--- BEGIN Entries shown ---
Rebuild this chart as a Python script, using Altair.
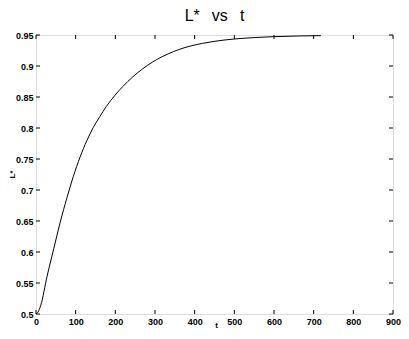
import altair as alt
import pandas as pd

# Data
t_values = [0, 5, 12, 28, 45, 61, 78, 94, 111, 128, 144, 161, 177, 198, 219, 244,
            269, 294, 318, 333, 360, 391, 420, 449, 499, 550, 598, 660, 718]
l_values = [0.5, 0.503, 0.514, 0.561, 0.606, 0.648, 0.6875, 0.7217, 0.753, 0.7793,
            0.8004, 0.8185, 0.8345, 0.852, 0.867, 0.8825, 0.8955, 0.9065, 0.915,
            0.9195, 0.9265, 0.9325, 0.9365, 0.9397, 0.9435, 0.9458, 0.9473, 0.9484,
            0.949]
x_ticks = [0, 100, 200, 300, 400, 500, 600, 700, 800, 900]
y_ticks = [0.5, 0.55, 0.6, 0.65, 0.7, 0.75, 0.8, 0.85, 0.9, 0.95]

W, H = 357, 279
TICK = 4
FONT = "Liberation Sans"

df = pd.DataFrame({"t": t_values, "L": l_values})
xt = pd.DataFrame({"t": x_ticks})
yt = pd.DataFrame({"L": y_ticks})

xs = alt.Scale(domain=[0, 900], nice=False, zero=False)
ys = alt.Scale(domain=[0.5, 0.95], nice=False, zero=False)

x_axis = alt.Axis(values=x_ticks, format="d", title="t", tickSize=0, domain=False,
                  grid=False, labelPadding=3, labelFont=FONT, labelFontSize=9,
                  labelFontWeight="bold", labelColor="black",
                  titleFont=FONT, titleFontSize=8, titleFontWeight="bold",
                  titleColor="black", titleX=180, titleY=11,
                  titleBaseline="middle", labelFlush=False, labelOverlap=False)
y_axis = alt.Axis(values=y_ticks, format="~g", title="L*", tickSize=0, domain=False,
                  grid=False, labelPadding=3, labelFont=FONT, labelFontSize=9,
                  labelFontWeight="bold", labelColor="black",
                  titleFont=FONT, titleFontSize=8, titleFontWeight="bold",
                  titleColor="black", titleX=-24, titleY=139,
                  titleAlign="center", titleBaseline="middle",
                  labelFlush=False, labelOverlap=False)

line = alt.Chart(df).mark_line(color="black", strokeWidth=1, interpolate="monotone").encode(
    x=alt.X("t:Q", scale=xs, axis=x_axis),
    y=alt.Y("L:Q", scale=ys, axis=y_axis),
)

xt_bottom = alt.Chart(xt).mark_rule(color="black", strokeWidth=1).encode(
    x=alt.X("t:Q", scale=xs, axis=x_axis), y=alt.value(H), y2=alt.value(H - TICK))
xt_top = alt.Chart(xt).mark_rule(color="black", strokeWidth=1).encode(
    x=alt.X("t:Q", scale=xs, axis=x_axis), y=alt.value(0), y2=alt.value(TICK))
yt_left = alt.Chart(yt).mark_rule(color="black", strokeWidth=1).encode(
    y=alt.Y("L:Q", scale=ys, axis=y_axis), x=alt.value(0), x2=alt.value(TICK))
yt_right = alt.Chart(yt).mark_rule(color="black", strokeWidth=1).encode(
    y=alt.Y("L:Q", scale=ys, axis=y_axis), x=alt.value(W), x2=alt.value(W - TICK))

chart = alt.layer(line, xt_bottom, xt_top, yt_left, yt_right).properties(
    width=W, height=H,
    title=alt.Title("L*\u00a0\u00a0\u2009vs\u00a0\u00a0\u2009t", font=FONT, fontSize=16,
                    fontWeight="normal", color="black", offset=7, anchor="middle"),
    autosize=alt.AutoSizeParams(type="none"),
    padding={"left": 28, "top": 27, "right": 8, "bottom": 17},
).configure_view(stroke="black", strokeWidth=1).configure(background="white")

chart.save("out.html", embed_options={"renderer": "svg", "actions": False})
--- END Entries shown ---
--- BEGIN Entries shown ---
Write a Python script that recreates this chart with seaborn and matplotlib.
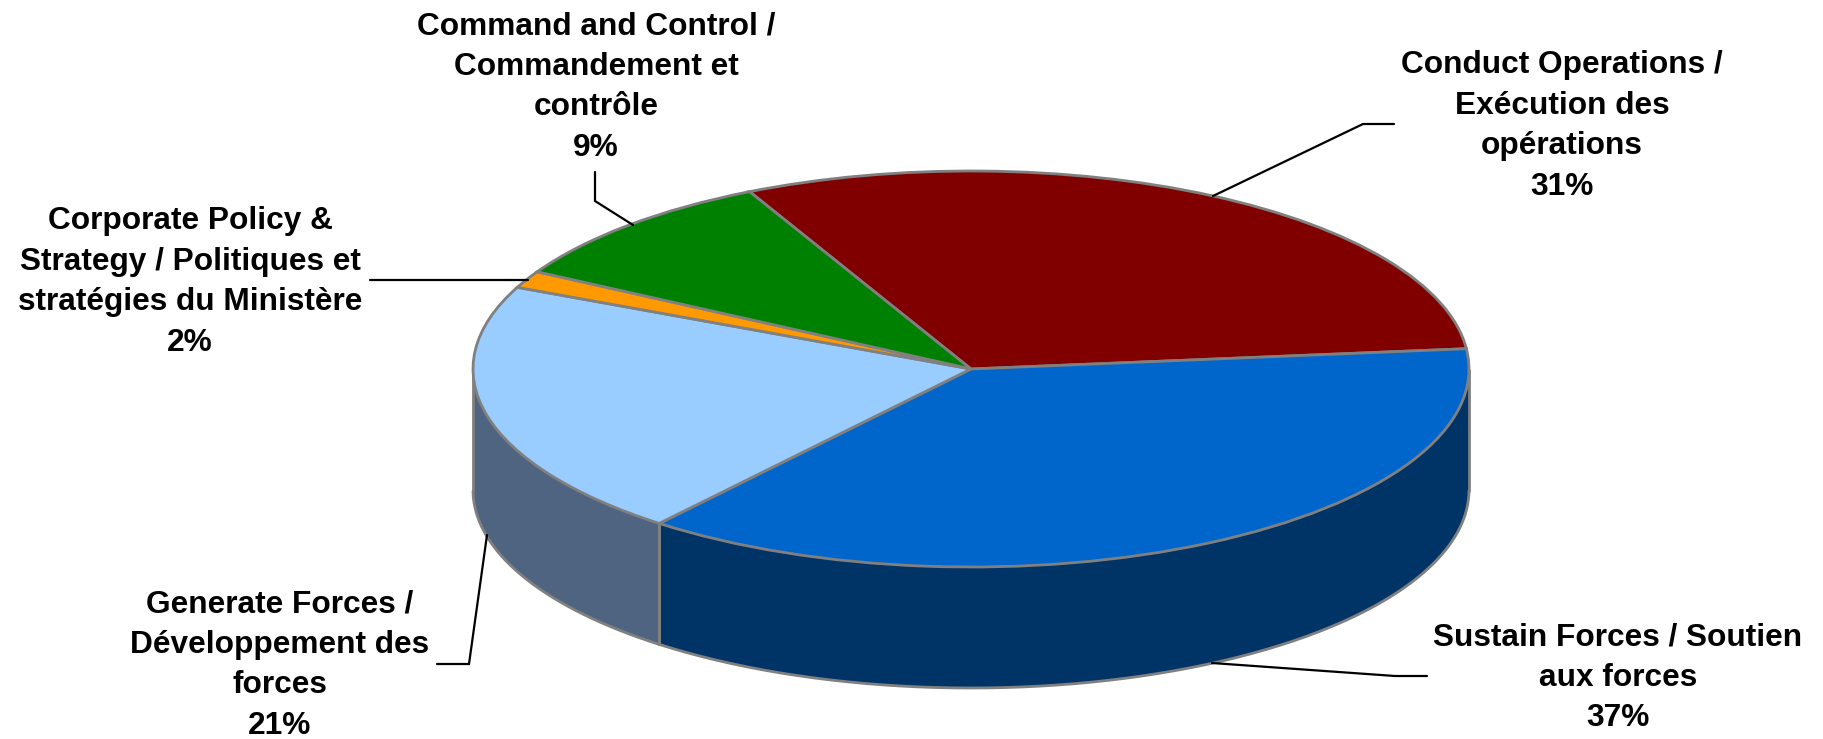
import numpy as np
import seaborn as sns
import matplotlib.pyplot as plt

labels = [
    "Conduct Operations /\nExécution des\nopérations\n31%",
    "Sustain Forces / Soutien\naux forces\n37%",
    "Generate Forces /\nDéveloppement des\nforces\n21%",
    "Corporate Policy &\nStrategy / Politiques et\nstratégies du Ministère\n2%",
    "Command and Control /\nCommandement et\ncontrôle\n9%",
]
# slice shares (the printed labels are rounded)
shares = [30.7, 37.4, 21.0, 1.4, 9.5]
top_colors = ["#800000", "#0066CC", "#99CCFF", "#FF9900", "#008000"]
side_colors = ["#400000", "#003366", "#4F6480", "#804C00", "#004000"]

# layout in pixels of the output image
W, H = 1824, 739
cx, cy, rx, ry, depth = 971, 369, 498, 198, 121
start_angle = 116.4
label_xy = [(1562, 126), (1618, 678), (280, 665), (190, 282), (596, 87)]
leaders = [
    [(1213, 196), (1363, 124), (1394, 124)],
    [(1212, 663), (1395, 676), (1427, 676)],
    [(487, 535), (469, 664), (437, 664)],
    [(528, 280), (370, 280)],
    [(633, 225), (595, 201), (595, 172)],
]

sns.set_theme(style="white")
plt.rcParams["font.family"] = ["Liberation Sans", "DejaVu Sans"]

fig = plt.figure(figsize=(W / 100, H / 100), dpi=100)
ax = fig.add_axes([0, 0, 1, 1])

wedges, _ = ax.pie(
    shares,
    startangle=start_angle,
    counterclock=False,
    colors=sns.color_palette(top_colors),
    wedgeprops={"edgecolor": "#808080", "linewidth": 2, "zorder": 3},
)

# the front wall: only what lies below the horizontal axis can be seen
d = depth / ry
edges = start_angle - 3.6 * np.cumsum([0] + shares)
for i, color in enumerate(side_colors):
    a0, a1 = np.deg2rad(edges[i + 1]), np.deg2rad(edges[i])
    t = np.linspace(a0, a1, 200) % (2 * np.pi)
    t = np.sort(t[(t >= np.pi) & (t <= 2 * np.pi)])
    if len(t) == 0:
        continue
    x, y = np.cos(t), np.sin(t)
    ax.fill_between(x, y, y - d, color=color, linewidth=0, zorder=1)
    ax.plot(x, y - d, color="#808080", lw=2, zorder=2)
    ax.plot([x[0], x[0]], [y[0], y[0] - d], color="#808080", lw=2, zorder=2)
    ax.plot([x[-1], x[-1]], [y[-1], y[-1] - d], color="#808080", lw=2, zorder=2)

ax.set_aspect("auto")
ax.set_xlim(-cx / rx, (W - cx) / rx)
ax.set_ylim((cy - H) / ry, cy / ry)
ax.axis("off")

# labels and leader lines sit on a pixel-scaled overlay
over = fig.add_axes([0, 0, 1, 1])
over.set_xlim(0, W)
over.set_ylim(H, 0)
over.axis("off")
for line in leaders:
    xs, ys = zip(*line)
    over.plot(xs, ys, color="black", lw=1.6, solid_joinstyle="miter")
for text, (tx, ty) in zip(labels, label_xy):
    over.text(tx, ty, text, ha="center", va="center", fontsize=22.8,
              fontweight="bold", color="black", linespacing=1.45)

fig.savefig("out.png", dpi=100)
--- END Entries shown ---
--- BEGIN Entries shown ---
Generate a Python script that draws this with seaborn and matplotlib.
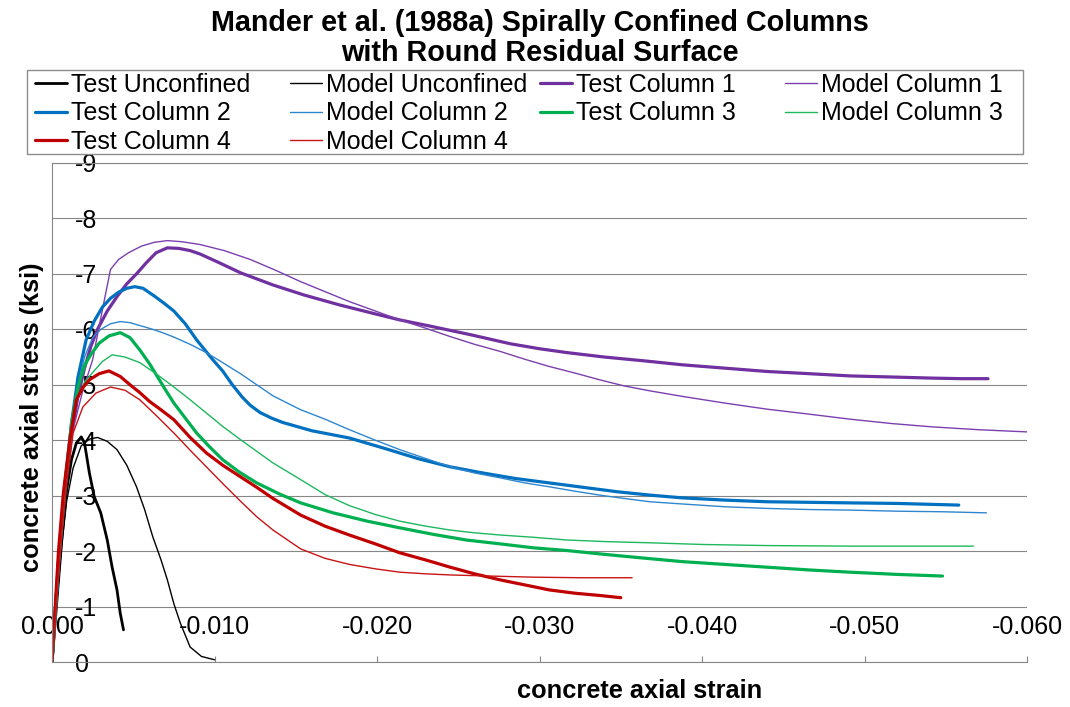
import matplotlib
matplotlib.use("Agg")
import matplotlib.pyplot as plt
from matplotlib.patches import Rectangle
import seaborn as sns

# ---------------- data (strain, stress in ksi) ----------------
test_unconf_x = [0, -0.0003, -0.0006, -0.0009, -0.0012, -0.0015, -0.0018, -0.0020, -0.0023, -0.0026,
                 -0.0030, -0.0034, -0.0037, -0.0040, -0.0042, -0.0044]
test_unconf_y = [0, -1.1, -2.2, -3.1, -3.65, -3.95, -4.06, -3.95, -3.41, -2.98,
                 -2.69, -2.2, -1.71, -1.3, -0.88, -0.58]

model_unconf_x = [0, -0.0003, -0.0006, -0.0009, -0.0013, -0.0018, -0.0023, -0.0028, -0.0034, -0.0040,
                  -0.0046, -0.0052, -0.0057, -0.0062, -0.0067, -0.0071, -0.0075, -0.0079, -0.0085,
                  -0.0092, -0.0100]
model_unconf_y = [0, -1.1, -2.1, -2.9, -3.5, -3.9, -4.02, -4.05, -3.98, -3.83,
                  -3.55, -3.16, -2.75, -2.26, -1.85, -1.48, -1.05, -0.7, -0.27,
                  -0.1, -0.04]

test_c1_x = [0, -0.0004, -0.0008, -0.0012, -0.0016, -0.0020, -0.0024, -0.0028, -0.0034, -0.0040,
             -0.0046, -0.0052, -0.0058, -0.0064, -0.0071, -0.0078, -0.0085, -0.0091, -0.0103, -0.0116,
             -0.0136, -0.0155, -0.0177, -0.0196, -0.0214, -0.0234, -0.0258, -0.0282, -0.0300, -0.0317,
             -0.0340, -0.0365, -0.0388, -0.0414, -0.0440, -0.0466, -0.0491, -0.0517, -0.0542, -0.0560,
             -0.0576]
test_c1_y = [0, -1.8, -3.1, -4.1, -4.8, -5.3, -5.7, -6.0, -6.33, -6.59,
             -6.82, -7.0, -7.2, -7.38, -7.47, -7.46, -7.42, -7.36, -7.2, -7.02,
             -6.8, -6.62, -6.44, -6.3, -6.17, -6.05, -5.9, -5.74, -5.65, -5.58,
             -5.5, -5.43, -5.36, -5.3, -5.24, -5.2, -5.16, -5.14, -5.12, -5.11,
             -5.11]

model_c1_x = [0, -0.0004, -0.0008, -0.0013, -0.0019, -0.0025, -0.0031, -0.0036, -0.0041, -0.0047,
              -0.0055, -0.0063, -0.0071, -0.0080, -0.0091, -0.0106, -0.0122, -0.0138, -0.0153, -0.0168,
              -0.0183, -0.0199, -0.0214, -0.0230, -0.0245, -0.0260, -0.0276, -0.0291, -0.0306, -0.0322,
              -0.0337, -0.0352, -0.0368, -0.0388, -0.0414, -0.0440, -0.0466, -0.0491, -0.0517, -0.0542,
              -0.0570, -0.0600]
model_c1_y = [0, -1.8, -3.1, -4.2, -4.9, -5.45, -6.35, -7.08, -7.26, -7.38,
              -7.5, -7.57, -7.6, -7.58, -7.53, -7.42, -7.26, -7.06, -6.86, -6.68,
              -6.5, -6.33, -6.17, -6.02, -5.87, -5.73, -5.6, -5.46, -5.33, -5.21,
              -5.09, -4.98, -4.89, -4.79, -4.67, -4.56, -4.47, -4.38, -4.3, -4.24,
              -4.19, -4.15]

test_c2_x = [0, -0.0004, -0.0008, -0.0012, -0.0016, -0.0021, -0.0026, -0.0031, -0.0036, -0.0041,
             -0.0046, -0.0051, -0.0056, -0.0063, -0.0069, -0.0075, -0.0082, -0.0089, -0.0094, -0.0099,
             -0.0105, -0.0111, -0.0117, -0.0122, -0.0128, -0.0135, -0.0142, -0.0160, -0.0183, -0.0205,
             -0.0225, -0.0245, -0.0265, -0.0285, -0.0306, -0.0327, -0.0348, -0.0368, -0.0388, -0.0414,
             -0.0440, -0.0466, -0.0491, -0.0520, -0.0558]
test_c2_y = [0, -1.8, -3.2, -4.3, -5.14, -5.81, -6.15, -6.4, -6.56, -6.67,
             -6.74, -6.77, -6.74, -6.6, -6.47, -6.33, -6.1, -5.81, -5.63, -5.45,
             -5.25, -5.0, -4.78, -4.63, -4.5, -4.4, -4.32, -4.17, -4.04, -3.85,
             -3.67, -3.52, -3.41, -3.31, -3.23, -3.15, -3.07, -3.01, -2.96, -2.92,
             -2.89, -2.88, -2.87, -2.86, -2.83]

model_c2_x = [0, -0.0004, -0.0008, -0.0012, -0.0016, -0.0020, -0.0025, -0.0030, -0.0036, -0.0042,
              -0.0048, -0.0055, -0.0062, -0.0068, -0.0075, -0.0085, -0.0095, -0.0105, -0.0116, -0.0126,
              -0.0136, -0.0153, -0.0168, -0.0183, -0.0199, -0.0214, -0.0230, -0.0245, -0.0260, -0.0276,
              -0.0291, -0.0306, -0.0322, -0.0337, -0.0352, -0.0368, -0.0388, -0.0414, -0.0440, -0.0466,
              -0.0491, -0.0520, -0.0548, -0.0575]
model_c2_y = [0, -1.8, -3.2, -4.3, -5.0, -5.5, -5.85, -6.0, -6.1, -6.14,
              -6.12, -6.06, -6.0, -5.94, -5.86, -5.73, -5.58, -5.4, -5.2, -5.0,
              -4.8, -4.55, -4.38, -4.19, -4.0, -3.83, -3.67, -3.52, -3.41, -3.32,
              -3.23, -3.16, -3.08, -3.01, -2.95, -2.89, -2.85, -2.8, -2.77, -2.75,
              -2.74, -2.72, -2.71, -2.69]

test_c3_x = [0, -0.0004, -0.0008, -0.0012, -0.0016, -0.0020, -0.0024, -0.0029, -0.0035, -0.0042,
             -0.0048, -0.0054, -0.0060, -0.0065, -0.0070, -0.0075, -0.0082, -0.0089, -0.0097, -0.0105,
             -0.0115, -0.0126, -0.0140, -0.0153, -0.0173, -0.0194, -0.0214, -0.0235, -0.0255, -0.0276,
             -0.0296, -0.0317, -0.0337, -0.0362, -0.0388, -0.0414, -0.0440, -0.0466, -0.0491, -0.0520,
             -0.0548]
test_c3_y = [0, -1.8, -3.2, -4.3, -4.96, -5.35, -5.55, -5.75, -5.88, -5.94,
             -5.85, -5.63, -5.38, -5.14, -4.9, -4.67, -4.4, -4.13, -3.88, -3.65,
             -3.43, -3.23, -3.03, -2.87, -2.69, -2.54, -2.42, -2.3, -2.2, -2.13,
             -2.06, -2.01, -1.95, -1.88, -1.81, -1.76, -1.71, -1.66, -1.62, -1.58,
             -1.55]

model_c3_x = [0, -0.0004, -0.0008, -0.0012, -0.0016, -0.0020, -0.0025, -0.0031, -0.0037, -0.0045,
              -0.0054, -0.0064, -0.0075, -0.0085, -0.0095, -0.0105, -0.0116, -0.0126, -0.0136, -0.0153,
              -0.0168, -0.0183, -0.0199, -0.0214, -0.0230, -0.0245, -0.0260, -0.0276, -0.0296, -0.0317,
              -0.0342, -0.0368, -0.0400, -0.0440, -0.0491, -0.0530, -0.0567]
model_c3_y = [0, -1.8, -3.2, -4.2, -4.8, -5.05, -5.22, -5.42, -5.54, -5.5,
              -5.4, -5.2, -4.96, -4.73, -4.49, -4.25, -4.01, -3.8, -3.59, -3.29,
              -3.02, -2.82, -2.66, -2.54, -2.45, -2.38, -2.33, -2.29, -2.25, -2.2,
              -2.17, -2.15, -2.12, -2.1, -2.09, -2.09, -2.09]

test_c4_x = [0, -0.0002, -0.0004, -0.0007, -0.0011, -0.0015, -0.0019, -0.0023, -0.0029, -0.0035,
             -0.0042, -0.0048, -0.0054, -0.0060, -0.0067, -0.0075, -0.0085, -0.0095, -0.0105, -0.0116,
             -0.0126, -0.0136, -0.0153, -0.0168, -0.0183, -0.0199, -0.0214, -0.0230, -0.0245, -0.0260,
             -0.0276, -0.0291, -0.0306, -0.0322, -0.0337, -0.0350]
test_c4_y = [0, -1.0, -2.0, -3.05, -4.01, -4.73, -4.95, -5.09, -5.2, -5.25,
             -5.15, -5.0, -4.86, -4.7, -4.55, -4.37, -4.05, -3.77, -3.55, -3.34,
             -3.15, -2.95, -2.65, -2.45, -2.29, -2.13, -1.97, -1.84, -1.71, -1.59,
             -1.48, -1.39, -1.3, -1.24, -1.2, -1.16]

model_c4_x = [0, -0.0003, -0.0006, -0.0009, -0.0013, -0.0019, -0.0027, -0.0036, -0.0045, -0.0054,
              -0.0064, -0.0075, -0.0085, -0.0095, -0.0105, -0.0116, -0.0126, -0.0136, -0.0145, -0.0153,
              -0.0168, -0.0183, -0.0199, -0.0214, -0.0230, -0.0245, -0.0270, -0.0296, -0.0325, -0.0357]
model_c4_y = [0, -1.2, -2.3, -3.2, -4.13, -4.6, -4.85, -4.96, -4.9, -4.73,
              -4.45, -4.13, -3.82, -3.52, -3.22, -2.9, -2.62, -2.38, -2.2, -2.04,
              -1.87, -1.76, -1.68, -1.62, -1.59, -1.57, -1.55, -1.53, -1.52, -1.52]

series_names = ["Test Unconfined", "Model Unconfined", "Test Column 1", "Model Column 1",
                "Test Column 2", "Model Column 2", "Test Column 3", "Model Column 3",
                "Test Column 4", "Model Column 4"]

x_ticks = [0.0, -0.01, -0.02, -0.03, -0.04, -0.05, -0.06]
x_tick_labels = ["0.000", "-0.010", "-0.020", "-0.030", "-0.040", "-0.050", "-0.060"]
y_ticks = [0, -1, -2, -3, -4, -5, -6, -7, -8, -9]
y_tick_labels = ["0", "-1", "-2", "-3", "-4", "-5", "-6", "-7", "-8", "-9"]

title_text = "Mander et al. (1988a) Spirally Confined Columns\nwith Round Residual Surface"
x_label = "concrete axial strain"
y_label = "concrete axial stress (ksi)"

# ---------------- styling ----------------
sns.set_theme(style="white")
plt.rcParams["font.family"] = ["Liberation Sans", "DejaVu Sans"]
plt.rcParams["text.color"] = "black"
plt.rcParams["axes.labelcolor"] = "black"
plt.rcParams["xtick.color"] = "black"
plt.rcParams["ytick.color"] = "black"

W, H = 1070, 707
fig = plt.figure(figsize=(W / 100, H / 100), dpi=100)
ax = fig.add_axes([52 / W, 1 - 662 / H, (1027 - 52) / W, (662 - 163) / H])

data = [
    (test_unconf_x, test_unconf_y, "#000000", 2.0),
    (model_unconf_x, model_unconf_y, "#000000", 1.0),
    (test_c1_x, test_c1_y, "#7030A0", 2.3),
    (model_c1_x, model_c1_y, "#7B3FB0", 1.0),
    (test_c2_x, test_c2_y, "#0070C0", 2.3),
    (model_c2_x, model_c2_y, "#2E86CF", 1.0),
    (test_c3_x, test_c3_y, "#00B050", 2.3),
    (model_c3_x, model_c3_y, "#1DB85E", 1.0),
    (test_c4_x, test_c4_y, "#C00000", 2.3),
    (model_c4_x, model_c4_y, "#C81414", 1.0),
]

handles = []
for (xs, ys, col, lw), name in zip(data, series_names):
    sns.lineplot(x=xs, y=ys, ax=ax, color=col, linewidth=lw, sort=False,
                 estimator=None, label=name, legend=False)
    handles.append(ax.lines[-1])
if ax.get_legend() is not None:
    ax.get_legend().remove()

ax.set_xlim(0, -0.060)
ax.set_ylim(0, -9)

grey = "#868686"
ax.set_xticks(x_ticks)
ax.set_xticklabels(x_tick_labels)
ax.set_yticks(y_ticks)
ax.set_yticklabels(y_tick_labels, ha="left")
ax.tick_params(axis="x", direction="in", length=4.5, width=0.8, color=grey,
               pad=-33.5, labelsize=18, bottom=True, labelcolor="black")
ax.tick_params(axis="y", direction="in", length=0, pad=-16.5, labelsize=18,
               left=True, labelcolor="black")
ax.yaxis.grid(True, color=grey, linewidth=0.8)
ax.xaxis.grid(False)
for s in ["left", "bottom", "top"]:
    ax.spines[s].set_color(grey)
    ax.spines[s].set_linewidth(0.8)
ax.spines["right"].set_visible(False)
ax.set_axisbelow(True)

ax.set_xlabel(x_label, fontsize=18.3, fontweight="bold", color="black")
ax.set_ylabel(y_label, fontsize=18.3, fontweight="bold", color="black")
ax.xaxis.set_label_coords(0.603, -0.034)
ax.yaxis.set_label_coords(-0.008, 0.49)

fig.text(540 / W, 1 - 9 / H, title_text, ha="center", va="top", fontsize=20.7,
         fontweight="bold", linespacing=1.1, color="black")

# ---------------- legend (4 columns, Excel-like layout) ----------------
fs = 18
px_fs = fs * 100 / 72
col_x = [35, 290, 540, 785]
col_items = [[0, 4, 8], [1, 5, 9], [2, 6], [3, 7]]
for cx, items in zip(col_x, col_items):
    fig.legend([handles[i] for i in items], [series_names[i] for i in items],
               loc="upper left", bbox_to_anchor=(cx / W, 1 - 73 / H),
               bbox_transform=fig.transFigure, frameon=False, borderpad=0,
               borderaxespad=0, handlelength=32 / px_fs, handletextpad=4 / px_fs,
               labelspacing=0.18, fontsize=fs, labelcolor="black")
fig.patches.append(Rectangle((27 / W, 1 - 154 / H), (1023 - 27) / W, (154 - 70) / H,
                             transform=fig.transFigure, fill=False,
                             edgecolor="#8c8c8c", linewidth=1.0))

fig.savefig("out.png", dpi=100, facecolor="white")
--- END Entries shown ---
## Exercise prompt
Repeat, word for word, the lines of the material above from the one holding "Rebuild this chart" through the one holding "import pandas as pd". Leave out pictures.

## Written answer
Rebuild this chart as a Python script, using Altair.
import altair as alt
import pandas as pd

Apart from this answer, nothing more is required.